DAMASCUS - Agence France-Presse
Syria says ready to work with world against terror

Syrian Foreign Minister Walid Muallem made the comments as jihadists from the Islamic State group advance in Syria and neighbouring Iraq.

Syria said Monday it was willing to work with the international community, including the United States, to tackle "terrorism" but that any strikes on its territory must be coordinated with Damascus.
Syrian Foreign Minister Walid Muallem made the comments as jihadists from the Islamic State group advance in Syria and neighbouring Iraq, where Washington is already carrying out air strikes.
"Syria is ready for cooperation and coordination at the regional and international level to fight terrorism and implement UN Security Council resolution 2170," Muallem said.
The resolution, passed earlier this month, seeks to cut funds and the flow of foreign fighters both to the Islamic State and to Al-Qaeda's Syrian affiliate, Al-Nusra Front.
Muallem said Syria was willing to work within international or regional coalitions as well as in bilateral arrangements.
And he said Damascus was prepared to work with the United States and Britain.
"They are welcome," he said.
But he said any military action inside Syrian territory must be carried out in coordination with the government and respect the country's sovereignty.
"We must feel that the cooperation is serious and not double standards".
"Any violation of Syria's sovereignty would be an act of aggression," he said.
Asked if Syria's air defences could shoot down US planes, he said "that could happen if there was not prior coordination."       

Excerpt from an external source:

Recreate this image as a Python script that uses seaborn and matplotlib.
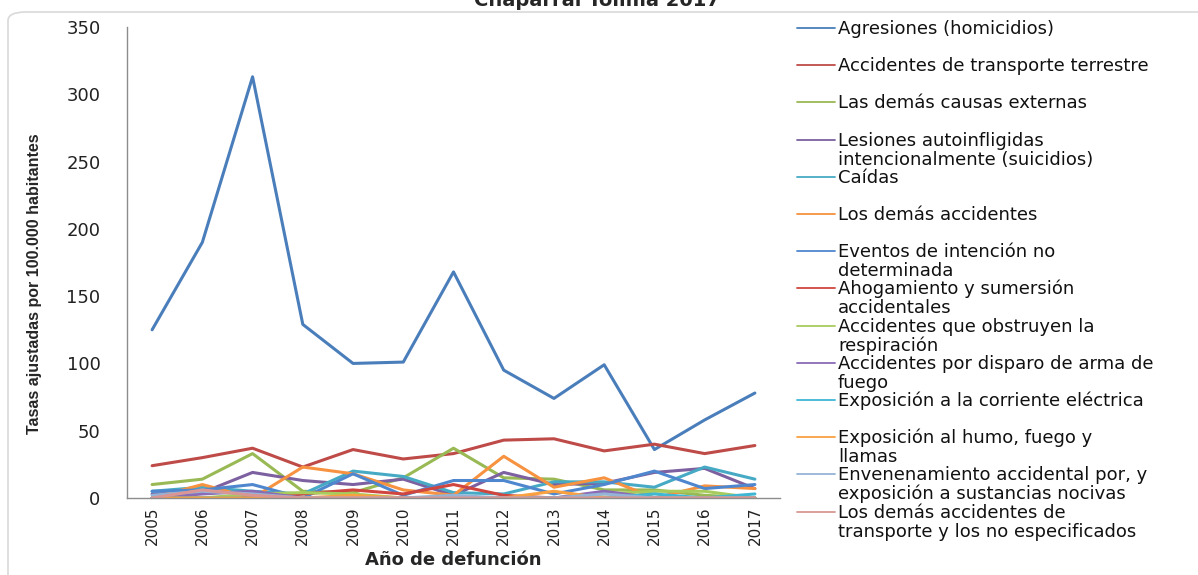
import numpy as np
import pandas as pd
import seaborn as sns
import matplotlib.pyplot as plt
from matplotlib.patches import FancyBboxPatch
from matplotlib.lines import Line2D
from matplotlib.ticker import FixedLocator

# data (tasas por 100.000 habitantes)
years = [2005, 2006, 2007, 2008, 2009, 2010, 2011, 2012, 2013, 2014, 2015, 2016, 2017]

agresiones = [125, 190, 313, 129, 100, 101, 168, 95, 74, 99, 36, 58, 78]
transporte_terrestre = [24, 30, 37, 23, 36, 29, 33, 43, 44, 35, 40, 33, 39]
demas_causas = [10, 14, 33, 5, 4, 15, 37, 15, 14, 6, 6, 2, 0]
suicidios = [3, 4, 19, 13, 10, 14, 2, 19, 10, 11, 19, 22, 7]
caidas = [5, 8, 5, 3, 20, 16, 4, 3, 12, 12, 8, 23, 14]
demas_accidentes = [0, 10, 0, 23, 18, 6, 2, 31, 8, 15, 0, 9, 7]
intencion_no_det = [5, 6, 10, 0, 18, 2, 13, 13, 3, 10, 20, 7, 10]
ahogamiento = [0, 0, 0, 3, 6, 3, 10, 2, 0, 0, 0, 0, 0]
obstruyen = [0, 0, 3, 4, 3, 0, 0, 0, 0, 3, 5, 5, 0]
disparo = [0, 3, 5, 0, 0, 0, 0, 0, 0, 5, 0, 0, 0]
corriente = [0, 0, 0, 0, 0, 0, 0, 0, 0, 0, 3, 0, 3]
humo = [0, 0, 0, 0, 2, 0, 0, 0, 5, 0, 0, 0, 0]
envenenamiento = [2, 5, 3, 0, 0, 0, 2, 0, 0, 3, 0, 0, 0]
demas_transporte = [0, 6, 2, 0, 0, 0, 0, 0, 0, 0, 0, 0, 0]

causas = [
    "Agresiones (homicidios)",
    "Accidentes de transporte terrestre",
    "Las demás causas externas",
    "Lesiones autoinfligidas\nintencionalmente (suicidios)",
    "Caídas",
    "Los demás accidentes",
    "Eventos de intención no\ndeterminada",
    "Ahogamiento y sumersión\naccidentales",
    "Accidentes que obstruyen la\nrespiración",
    "Accidentes por disparo de arma de\nfuego",
    "Exposición a la corriente eléctrica",
    "Exposición al humo, fuego y\nllamas",
    "Envenenamiento accidental por, y\nexposición a sustancias nocivas",
    "Los demás accidentes de\ntransporte y los no especificados",
]
series = [agresiones, transporte_terrestre, demas_causas, suicidios, caidas,
          demas_accidentes, intencion_no_det, ahogamiento, obstruyen, disparo,
          corriente, humo, envenenamiento, demas_transporte]

colores = ["#4A7EBB", "#BE4B48", "#98B954", "#7D60A0", "#46AAC5", "#F69240",
           "#4F87CF", "#D0463F", "#A8CB5E", "#8A6BB5", "#3FB6D4", "#F9A040",
           "#95B3D7", "#D99694"]

df = pd.DataFrame({
    "anio": np.tile(years, len(causas)),
    "causa": np.repeat(causas, len(years)),
    "tasa": np.concatenate(series),
})

sns.set_style("white")
plt.rcParams["font.family"] = ["DejaVu Sans"]

W, H = 1198, 575
fig = plt.figure(figsize=(W / 100, H / 100), dpi=100)
ax = fig.add_axes([127 / W, 1 - 498 / H, 653 / W, 471 / H])

# light rounded frame of the original chart object
frame = FancyBboxPatch((8 / W, -0.1), 1.2, 1.1 - 12 / H,
                       boxstyle="round,pad=0,rounding_size=0.015",
                       transform=fig.transFigure, facecolor="none",
                       edgecolor="#D9D9D9", lw=1.2, zorder=0)
fig.patches.append(frame)

sns.lineplot(data=df, x="anio", y="tasa", hue="causa", hue_order=causas,
             palette=dict(zip(causas, colores)), linewidth=2.2, sort=False,
             legend=False, ax=ax)

ax.set_xlim(2004.5, 2017.5)
ax.set_ylim(0, 350)
ax.set_yticks(range(0, 351, 50))
ax.set_xticks(years)
ax.set_xticklabels([str(y) for y in years], rotation=90, fontsize=11, color="#222222")
ax.xaxis.set_minor_locator(FixedLocator(np.arange(2004.5, 2018, 1)))
ax.tick_params(axis="x", which="major", length=0, pad=6)
ax.tick_params(axis="x", which="minor", length=5, color="#888888", width=1, direction="out")
ax.tick_params(axis="y", length=5, color="#888888", width=1, direction="out",
               labelsize=13, labelcolor="#222222", pad=14)

for s in ["top", "right"]:
    ax.spines[s].set_visible(False)
for s in ["left", "bottom"]:
    ax.spines[s].set_color("#8C8C8C")
    ax.spines[s].set_linewidth(1)

ax.set_xlabel("Año de defunción", fontsize=13, fontweight="bold", labelpad=4)
ax.set_ylabel("Tasas ajustadas por 100.000 habitantes", fontsize=11.5,
              fontweight="bold", family=["Liberation Sans", "DejaVu Sans"])
ax.yaxis.set_label_coords(-0.13, 0.455)

# legend laid out like the Excel original: one fixed slot per entry,
# wrapped second lines run into the next slot
slot = 37.2
for i, (lab, col) in enumerate(zip(causas, colores)):
    yc = 28 + i * slot
    fig.add_artist(Line2D([797 / W, 835 / W], [1 - yc / H, 1 - yc / H],
                          color=col, lw=1.3, transform=fig.transFigure))
    for j, linea in enumerate(lab.split("\n")):
        fig.text(838 / W, 1 - (yc + 6 + 19 * j) / H, linea, ha="left",
                 va="baseline", fontsize=13, color="#111111")

# title, mostly cut off at the top edge as in the source image
fig.text(597 / W, 1 - 6 / H, "Chaparral Tolima 2017", ha="center",
         va="baseline", fontsize=14, fontweight="bold")

fig.savefig("out.png", dpi=100)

"We are proposing international cooperation and coordination to prevent" such a scenario, he added.
There would be "no justification" for strikes on Syrian territory "except in coordination with us to fight terrorism."        

Muallem's comments come amid rising concern in the international community about the growing power of IS, which has declared an Islamic "caliphate" in the large stretches of territory it holds in Syria and Iraq.
The United State began carrying out air strikes in Iraq on August 8, in bid to halt the group's advances close to the Kurdish regional capital Arbil.
But, in Syria, IS has continued to advance, taking territory from both armed opposition groups in northern Aleppo province, and from the Syrian army in northern Raqa province.
On Sunday, the group's fighters seized the Tabqa air base, the last post controlled by the Syrian army in Raqa.
The capture of the base puts the group in control of an entire province for the first time, including the provincial capital which has become a stronghold for its jihadists.
Some 170 Syrian soldiers were killed in the fighting for the base on Sunday, with reports that the group had beheaded a number of them and displayed them in the Raqa provincial capital.
IS has developed a reputation for extreme human rights violations and acts that have been described as war crimes, including decapitations, crucifixions and stoning people to death.
Last week, the group distributed a video showing one of its fighters beheading US journalist James Foley, who had been held hostage in Syria.
The group's advance prompted the UN Security Council to pass a rare unanimous resolution on August 15 intended to stem funding and the flow of foreign fighters to IS and Al-Nusra Front.
Muallem welcomed the resolution in his comments on Monday, though he said it was "late" in coming.
Syria's government has long said that it is fighting "terrorists," a term it uses for all those seeking the ouster of President Bashar al-Assad.